⟨
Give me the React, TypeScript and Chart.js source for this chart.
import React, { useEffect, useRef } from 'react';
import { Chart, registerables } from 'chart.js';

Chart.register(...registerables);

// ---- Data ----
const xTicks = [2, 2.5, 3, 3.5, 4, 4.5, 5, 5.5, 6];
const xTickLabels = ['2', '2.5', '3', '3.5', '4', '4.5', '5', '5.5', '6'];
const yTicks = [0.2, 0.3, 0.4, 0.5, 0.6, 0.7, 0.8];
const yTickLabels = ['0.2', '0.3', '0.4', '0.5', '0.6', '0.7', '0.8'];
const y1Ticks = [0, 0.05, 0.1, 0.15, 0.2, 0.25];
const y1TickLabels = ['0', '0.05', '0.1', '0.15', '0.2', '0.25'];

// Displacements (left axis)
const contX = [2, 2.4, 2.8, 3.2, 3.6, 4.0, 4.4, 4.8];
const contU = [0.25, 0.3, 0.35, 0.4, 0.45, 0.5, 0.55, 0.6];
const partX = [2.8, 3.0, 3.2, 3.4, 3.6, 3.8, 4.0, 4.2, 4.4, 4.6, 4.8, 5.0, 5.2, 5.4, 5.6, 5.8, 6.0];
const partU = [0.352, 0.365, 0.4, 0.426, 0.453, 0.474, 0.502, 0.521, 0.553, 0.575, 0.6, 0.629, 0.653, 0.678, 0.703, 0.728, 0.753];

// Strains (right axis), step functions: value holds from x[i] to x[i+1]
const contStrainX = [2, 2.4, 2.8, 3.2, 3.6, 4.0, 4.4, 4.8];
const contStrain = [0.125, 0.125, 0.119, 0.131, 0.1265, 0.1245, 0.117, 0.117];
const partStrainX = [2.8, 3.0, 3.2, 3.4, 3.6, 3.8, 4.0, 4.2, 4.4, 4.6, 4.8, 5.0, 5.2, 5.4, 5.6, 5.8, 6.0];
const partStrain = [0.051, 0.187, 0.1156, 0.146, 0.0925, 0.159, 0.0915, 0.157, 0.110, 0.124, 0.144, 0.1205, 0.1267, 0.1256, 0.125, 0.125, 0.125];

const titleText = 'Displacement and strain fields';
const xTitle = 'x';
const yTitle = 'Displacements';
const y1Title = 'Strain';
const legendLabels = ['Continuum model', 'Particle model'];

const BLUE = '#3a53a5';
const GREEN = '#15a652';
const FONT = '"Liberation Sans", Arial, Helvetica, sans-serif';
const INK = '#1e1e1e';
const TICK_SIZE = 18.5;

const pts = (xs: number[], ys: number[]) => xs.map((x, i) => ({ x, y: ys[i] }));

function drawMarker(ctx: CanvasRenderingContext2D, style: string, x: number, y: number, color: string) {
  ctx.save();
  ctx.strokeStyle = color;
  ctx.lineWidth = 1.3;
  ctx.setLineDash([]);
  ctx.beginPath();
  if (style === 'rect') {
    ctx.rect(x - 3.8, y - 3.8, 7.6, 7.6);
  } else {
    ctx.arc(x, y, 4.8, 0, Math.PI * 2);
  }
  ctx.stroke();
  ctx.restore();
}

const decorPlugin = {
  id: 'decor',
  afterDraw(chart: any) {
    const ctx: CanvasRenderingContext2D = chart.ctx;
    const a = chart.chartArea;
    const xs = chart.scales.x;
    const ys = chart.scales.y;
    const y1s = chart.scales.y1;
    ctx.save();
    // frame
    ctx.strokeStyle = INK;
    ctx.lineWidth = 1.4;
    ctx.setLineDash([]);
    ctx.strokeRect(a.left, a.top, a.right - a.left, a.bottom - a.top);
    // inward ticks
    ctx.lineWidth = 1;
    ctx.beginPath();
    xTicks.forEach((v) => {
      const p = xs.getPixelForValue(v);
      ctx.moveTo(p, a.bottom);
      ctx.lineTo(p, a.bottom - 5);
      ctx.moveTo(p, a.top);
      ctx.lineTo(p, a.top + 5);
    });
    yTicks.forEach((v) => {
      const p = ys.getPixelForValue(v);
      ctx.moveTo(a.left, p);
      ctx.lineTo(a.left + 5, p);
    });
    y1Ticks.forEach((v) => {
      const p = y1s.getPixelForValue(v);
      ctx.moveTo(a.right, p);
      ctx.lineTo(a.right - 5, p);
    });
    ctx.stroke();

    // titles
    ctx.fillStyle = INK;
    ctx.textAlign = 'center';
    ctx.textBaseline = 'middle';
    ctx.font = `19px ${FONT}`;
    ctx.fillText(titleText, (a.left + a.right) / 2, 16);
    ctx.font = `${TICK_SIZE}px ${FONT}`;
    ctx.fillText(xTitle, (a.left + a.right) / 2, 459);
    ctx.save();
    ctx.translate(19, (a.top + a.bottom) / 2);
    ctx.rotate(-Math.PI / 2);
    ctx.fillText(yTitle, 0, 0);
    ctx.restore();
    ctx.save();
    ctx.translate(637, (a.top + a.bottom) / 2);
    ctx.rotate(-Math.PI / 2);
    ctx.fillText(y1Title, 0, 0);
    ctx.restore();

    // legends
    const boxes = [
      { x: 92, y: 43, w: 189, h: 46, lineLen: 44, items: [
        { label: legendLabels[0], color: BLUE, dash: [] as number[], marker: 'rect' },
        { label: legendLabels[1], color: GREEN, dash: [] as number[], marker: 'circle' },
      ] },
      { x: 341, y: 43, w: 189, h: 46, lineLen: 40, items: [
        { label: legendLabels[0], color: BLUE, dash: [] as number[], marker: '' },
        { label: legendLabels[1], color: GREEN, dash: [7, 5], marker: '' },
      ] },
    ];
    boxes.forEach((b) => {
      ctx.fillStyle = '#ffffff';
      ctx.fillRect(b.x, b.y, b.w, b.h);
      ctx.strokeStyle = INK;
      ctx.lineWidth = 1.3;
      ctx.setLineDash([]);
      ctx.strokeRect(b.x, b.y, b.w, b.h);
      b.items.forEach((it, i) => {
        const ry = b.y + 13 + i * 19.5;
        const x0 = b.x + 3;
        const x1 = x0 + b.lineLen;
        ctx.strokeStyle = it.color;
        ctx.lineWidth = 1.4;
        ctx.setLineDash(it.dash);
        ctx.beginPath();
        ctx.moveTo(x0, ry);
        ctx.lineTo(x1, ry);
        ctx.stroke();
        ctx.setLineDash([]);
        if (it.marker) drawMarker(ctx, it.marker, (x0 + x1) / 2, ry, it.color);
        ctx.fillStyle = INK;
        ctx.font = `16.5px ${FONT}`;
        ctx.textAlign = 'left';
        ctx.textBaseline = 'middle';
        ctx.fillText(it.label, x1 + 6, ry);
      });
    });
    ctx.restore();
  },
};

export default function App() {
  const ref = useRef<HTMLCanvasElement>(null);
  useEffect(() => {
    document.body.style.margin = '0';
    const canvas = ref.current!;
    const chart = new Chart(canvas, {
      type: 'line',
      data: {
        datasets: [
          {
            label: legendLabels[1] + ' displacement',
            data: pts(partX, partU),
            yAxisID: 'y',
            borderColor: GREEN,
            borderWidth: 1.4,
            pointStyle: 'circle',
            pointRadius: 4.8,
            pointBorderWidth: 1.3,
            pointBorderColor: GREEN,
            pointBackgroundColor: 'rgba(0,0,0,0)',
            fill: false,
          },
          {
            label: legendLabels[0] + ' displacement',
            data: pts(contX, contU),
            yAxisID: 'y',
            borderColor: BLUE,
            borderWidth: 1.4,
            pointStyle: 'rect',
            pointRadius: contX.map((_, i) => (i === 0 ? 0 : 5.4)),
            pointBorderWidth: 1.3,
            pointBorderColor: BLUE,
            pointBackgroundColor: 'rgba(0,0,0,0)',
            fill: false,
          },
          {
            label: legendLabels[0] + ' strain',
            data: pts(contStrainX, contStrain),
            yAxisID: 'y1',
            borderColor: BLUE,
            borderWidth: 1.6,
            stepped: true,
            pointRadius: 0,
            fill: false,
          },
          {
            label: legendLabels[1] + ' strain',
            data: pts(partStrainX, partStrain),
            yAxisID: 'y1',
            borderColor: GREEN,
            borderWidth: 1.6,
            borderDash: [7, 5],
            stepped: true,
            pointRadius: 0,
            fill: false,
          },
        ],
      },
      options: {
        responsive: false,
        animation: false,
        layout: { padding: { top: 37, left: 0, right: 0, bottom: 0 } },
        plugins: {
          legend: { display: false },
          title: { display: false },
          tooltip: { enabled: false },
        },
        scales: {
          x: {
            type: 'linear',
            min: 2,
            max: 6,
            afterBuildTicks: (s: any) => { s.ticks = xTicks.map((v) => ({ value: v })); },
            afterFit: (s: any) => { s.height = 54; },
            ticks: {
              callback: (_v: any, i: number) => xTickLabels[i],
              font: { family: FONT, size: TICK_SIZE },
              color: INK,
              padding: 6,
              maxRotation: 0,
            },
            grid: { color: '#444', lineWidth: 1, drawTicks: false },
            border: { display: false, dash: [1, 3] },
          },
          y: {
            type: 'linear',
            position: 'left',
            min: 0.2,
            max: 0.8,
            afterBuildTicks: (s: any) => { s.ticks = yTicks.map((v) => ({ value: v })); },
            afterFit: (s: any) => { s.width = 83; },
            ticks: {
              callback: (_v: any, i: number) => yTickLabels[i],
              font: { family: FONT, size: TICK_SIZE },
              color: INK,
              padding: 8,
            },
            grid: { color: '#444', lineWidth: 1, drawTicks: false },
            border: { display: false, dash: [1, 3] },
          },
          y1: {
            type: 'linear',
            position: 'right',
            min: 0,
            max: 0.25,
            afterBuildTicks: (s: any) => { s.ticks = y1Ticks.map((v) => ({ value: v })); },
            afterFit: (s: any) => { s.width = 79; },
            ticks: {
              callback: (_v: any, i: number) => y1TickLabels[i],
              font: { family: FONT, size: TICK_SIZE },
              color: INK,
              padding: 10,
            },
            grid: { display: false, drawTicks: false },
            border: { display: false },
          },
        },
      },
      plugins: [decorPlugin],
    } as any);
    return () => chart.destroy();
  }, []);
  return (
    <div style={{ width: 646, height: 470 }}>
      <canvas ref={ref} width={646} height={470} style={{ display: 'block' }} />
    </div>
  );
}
⟩
Everything from the first line above through the line that contains "['0', '0.05', '0.1', '0.15', '0.2', '0.25'];" should be duplicated exactly, please, and nothing beyond it.

■ **Solved problem**:
Give me the React, TypeScript and Chart.js source for this chart.
import React, { useEffect, useRef } from 'react';
import { Chart, registerables } from 'chart.js';

Chart.register(...registerables);

// ---- Data ----
const xTicks = [2, 2.5, 3, 3.5, 4, 4.5, 5, 5.5, 6];
const xTickLabels = ['2', '2.5', '3', '3.5', '4', '4.5', '5', '5.5', '6'];
const yTicks = [0.2, 0.3, 0.4, 0.5, 0.6, 0.7, 0.8];
const yTickLabels = ['0.2', '0.3', '0.4', '0.5', '0.6', '0.7', '0.8'];
const y1Ticks = [0, 0.05, 0.1, 0.15, 0.2, 0.25];
const y1TickLabels = ['0', '0.05', '0.1', '0.15', '0.2', '0.25'];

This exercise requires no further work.